Sound and vision blog

Sound and moving images from the British Library

11 October 2013

World Newsreels Online

Sampler video for World Newsreels Online

I'm delighted to be able to report that the British Library is now offering access in its Reading Rooms to World Newsreels Online 1929-1966.

This is a collection from Alexander Street Press of 500 hours (8,000 individual items) of newsreels (filmed news for cinema release) from Japan, France, the Netherlands and the USA, including wartime propaganda newsreels and a complete run of the important The March of Time series in its American edition (the British release version was slightly different). Most of the films have been fully transcribed, with transcriptions available in synchronisation presentation alongside the video. The contents include:

Nippon News—36 hours of Japanese newsreels from 1940-48 with English transcripts.

Four French newsreels, 75 hours of fully translated and transcribed news items from:

  • Les Actualités Mondiales—Selections 15-20 minutes in length, adapted from the German series that ran from 1940 to 1946.
  • France Actualités—A coproduction of the Vichy regime and the Germans from 1942 to 1944.
  • France Libre Actualités—1944–1945 segments from an offshoot of the French Resistance.
  • Les Actualités Francaise—selections from the 1945–1969 series in which the French state discussed war topics, consequences, and reconstruction

The March of Time—Full run of this American series, 115 hours of fully transcribed content, 1935-51.

United Newsreel—More than 35 hours of 1942-46 American weekly newsreel produced by the US Office of War Information, complete with transcripts.

Universal Newsreel—More than 200 hours of content with full transcripts from Universal Studios’s bi-weekly series that ran 1929-46.

Polygoon Profliti—87 hours of Dutch newsreel 1939-45.

The March of Time is of huge importance for the history of news on film.

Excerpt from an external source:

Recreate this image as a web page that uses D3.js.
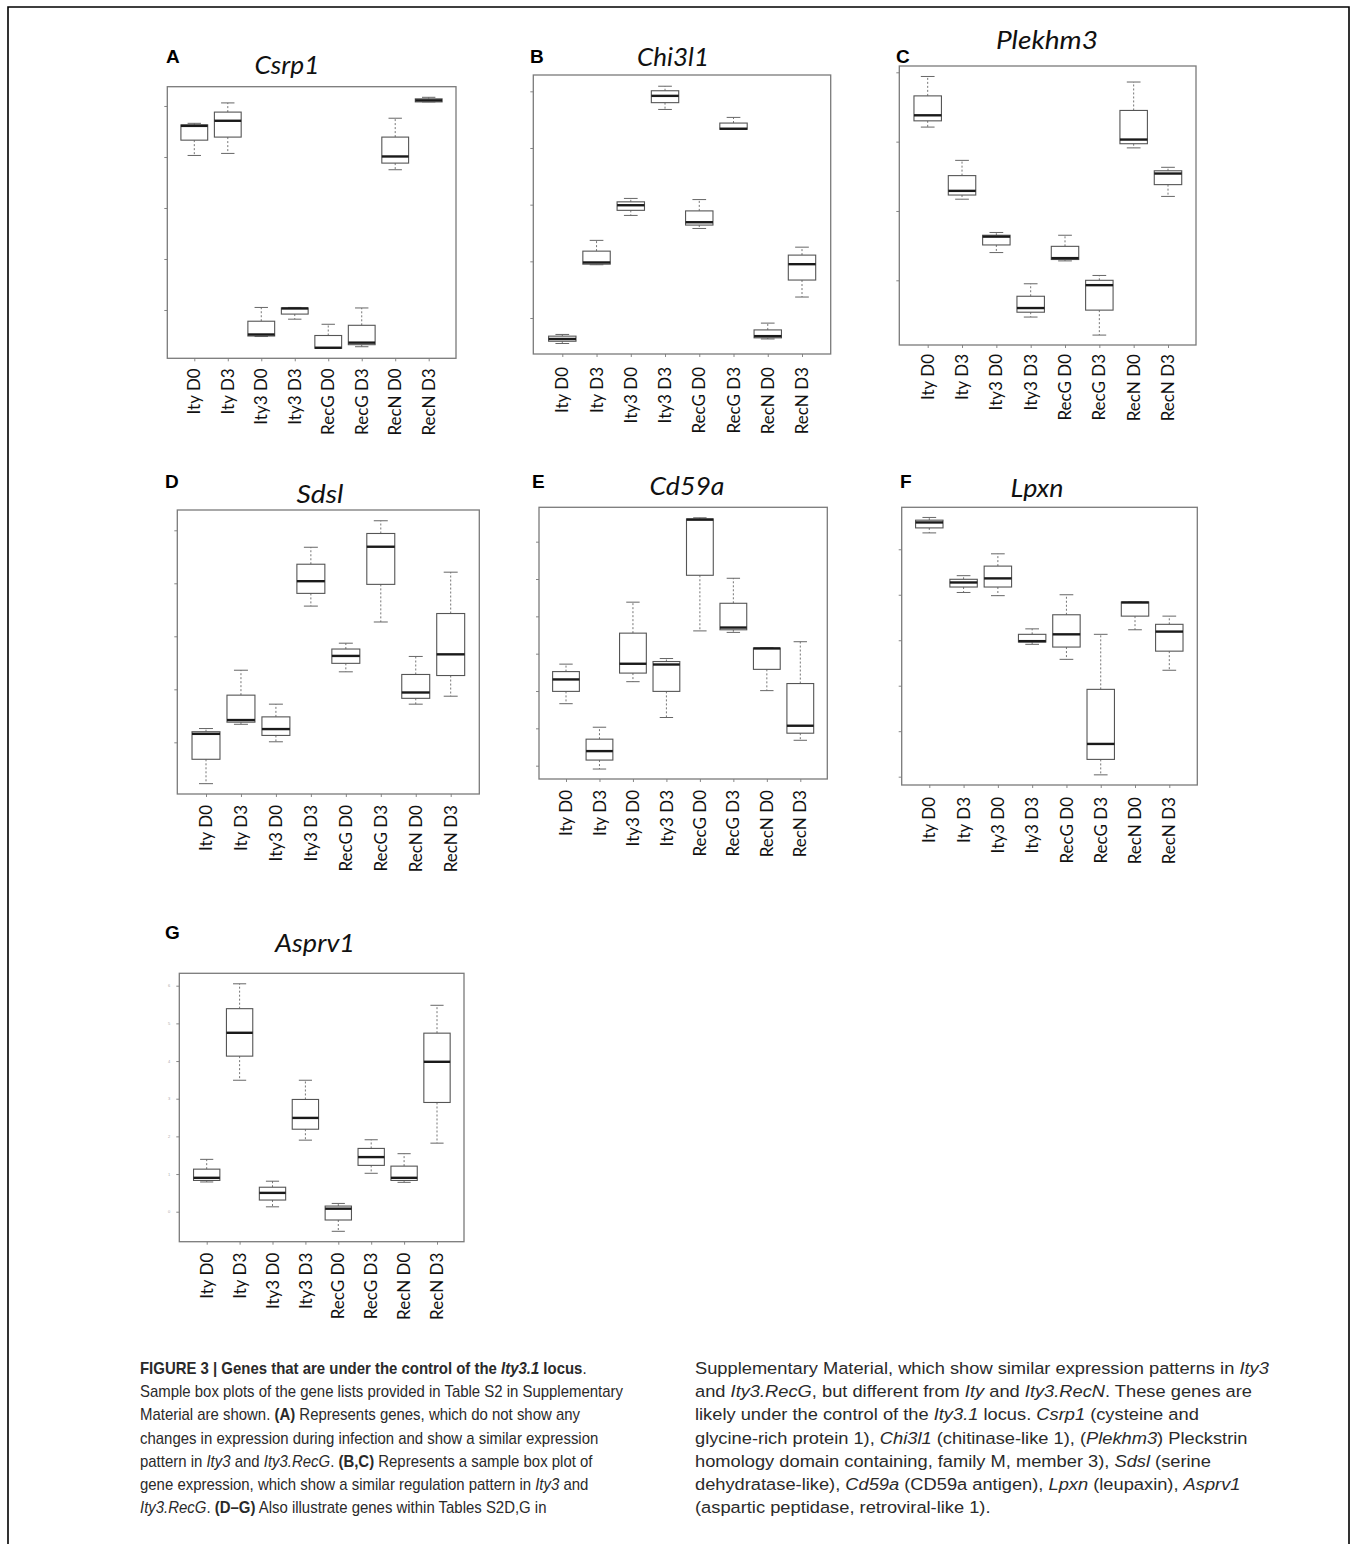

It was founded by Louis de Rochment in 1935 as an offshoot of Time magazine and as a follow on to a CBS radio series of the same name which started in 1931. It immediately made its mark with its dynamic presentation of the stories behind the news. It courted controversy in its outspokeness, in its occasional use of dramatised recreations, and in its choice of controversial themes at a time when newsreels (the form of news shown regularly in all cinemas) were looked upon more as part of the entertainment industry than as hard news offerings. Its distinctive bold style with booming commentary was artfully pastiched by Orson Welles for the News on the March sequence in Citizen Kane (1941).

The series ran in cinemas until 1951. Notable stories include Leadbelly (vol. 1 issue 2, 1935), Huey Long (vol. 1, issue 3, 1935), Father Divine (vol. 2 issue 2, 1936), League of Nations Union (vol. 2, issue 5, 1936), An Uncle Sam Production (vol. 3 issue 4, 1936), Conquering Cancer (vol. 3, issue 6, 1937) and the issue-length Inside Nazi Germany (vol. 6 issue 6, 1938) and Norway in Revolt (vol. 8 issue 2, 1941)

The key publication on The March of Time is Raymond Fielding's book The March of Time 1936-1951 (1978) and he provides a handy overview of the series on the HBO Archives site.

World Newsreels Online is available now in the British Library Reading Rooms and adds to our growing number of onsite audiovisual resources, including the Library's own television and radio news service, Broadcast News, which has a collection of over 30,000 UK TV and radio news programmes recorded since May 2010, to which over 60 hours of new content is added daily.

British Library onsite users can access World Newsreels Online via our Electronic Databases pages. Sadly access is not possible outside our Reading Rooms.